Tobacco law headed for vote
“The way this ordinance is written now, it bans possession of it,” Nashua Police Chief Andrew Lavoie said. “So, it doesn’t matter if you purchase it legally in another jurisdiction. In my opinion, you’re still possessing it.”
“We have some silly ones, but this one is not silly. It’s a public health issue that we’ve know about for years, and it’s a little bit harder to grasp as a reality because we’re talking about kids,” Nashua Alderman Tom Lopez added. “We have laws to interdict certain behaviors that are undesirable.”
Members of the city’s Personnel and Administrative Affairs Committee are sending the ordinance for consideration by the full Board of Aldermen. The board’s next regular meeting is set for 7:30 p.m. Tuesday at City Hall, 229 Main St.
Ordinance 19-037 would raise the age to purchase, use and possess tobacco products and e-cigarettes from 18 to 21.

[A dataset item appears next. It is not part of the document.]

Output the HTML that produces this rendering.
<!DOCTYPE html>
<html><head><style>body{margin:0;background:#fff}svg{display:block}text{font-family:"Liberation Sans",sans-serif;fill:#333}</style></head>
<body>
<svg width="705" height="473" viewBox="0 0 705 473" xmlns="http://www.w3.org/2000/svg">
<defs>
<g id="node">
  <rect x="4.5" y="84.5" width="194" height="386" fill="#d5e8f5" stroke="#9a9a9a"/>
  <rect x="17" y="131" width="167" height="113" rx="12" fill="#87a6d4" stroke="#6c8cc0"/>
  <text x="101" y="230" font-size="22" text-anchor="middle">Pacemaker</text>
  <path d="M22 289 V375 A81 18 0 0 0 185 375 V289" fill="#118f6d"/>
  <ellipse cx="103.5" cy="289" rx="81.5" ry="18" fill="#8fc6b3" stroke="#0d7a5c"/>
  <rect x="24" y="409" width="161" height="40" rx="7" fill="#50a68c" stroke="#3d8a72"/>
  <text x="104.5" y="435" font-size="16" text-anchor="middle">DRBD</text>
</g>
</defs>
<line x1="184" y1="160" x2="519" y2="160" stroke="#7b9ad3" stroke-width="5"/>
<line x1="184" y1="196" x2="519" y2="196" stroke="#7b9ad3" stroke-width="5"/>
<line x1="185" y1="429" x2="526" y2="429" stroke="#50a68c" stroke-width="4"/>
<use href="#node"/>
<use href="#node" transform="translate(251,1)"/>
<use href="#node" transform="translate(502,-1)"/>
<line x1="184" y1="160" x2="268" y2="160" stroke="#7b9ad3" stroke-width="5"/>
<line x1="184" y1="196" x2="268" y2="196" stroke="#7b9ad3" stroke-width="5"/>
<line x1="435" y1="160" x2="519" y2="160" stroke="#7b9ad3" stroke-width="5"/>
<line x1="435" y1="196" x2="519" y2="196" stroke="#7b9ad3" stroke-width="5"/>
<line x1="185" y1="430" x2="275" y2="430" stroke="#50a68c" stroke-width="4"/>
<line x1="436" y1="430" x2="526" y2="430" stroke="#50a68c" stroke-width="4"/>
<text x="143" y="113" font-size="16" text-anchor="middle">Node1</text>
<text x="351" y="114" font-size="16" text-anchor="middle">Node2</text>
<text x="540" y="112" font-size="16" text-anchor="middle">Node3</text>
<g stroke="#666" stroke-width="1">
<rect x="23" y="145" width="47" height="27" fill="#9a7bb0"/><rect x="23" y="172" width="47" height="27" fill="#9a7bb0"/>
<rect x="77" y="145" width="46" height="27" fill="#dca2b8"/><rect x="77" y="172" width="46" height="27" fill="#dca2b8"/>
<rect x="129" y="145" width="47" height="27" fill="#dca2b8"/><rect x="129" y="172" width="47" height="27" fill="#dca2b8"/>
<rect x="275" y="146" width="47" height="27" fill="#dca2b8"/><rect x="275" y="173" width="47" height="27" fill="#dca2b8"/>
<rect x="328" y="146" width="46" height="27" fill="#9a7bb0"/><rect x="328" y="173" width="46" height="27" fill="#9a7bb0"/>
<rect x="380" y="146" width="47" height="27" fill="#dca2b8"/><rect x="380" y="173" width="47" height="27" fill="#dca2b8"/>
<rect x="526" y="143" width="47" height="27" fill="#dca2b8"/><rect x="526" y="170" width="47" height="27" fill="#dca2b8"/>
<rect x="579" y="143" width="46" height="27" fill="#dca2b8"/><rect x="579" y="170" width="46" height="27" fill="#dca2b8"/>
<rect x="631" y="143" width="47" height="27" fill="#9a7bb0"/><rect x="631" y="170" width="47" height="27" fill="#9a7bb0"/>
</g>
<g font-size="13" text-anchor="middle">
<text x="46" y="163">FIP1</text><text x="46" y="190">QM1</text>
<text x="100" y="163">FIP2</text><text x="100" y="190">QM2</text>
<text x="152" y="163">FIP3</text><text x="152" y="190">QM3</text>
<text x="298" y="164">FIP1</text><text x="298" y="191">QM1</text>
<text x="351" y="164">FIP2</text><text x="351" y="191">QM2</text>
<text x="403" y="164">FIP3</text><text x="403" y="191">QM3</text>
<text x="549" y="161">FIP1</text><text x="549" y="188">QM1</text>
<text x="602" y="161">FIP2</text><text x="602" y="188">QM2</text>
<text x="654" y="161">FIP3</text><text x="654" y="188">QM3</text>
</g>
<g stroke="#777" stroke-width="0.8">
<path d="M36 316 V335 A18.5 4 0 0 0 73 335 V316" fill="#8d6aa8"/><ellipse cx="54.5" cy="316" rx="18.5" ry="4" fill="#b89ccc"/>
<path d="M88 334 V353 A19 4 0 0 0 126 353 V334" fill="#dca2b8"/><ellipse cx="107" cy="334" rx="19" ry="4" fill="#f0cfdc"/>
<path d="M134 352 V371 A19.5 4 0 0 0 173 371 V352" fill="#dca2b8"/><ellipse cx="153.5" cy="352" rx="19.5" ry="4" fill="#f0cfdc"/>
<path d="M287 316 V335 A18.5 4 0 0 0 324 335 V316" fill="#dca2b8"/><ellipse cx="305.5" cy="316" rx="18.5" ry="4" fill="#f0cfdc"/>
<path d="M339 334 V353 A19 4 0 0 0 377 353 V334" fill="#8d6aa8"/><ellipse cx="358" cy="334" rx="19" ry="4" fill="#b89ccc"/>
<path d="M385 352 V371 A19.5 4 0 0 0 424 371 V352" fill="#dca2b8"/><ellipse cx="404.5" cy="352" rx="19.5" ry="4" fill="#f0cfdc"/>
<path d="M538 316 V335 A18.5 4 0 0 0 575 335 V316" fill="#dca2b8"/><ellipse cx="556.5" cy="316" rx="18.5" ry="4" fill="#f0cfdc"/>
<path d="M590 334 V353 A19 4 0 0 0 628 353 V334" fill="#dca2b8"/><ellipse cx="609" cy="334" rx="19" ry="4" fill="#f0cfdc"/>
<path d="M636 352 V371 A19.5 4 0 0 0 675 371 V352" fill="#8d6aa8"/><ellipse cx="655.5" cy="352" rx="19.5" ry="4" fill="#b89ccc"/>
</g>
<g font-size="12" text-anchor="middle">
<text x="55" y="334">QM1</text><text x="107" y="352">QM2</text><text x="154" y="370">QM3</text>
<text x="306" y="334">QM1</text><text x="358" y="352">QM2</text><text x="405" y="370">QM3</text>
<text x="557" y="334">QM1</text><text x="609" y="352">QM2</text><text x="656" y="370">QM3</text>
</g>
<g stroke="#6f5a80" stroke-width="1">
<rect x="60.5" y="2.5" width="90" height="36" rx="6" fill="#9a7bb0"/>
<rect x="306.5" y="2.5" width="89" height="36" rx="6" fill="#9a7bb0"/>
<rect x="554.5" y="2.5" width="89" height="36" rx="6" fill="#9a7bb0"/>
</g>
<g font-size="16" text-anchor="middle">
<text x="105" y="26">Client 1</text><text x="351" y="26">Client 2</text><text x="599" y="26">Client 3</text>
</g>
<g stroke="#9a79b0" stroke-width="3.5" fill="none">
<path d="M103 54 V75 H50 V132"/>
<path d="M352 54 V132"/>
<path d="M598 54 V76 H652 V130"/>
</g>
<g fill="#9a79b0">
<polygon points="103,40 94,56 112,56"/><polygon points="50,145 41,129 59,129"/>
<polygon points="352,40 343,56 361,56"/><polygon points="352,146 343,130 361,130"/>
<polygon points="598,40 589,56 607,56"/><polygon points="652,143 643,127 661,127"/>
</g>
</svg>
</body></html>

Committee members discussed this matter at length during Monday night’s meeting, ironically on the first day of National Public Health Week. While some officials have changed their mind on the ordinance after hearing public testimony and comments made during the discussion, Alderman-at-Large Ben Clemons stands firm in his belief that picking up such a habit is a personal freedom. He believes in personal liberties for adults.
Although he is not a regular smoker, said he does enjoy a cigar on occasion.

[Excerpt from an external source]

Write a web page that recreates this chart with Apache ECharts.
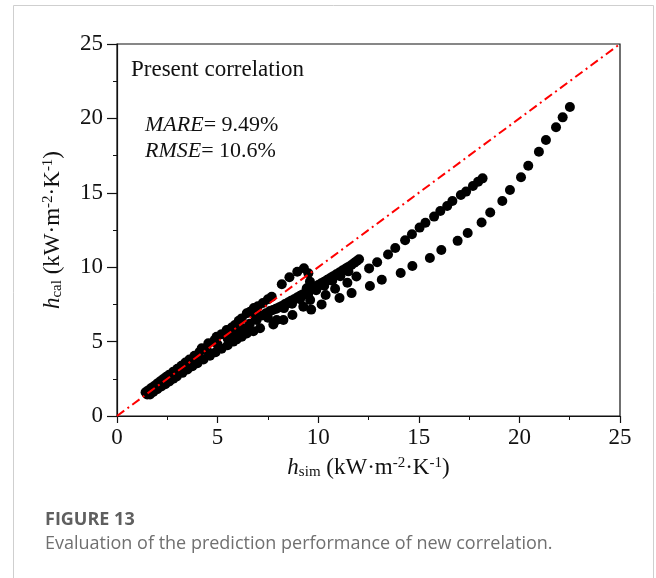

“I will never be on record to take away a right that somebody has now, and rip that away from them,” Clemons said. “I won’t do it.”
Alderman-at-Large Brandon Laws has a different view.
“I think that it’s our role as community leaders to look at these very difficult questions and make tough decisions about them,” Laws said.
New Hampshire is bordered by states (Maine, Massachusetts and Vermont) that already increased the age for legal smoking and vaping to 21.
Lopez does not believe enacting an ordinance to impose the same restrictions seen a few miles down the in Massachusetts as overreach.
Meanwhile, some younger people attended the meeting to express support for raising the smoking and vaping age.
Some of those younger voices came out to the meeting, and voiced their support for raising the age, adding that from first-hand experience, this is a problem in the school system. The majority of those speaking during the public comment period favored the ordinance, including one woman also working in the schools who brought in a large bag full of various vaping devices that have been confiscated in the schools to use as a visual aid. The bag was mostly comprised of JUULs, devices made by the current market leader in vape products. However, JUUL Labs supports raising the age to 21.
“We are committed to preventing youth access of JUUL products, and no young person or non-nicotine user should ever try JUUL,” JUUL Labs spokesperson Ted Kwong said in an email last month.
“We cannot fulfill our mission to provide the world’s one billion adult smokers with a true alternative to combustible cigarettes if youth use continues unabated.”
“Tobacco 21 laws have been shown to dramatically reduce youth smoking rates, which is why we strongly support raising the minimum purchase age for all tobacco products, including vapor products like JUUL, to 21 in New Hampshire,” Kwong continued in that email.
During the Monday meeting, questions concerning how the Nashua Police Department would enforce this ordinance arose, especially with towns and cities around the Gate City that have not passed similar legislation at this point. Lavoie attended the meeting and spoke to these concerns. He said it does not matter if someone purchases it legally in another town — they will not be allowed to have in Nashua. Period.
Lavoie said this is comparable to how just south of the city in Massachusetts, one can possess up to 10 ounces of marijuana for recreational purposes. However, crossing the border into New Hampshire can result in a crime that can cause the same person to be arrested.
He said the department has the human resources to enforce this ordinance.
Lavoie said he does not want his officers seeing someone who appears to be under 21 and going after them, but also said he can address that concern within his department. Also, in the event that someone under 21 drove through the city and was stopped by an officer with a pack of cigarettes on the seat, for example, Lavoie said that would then be a secondary offense.
Board of Aldermen President Lori Wilshire said she is unsure how she will vote when the ordinance comes back before the full board. Wilshire said she does believe the city is taking away individual rights if this passes.
“But when I heard people in the audience talking about kids in school, it kind of sways my decision a little bit,” Wilshire said. “So, I don’t know how I’m going to come down on this one.”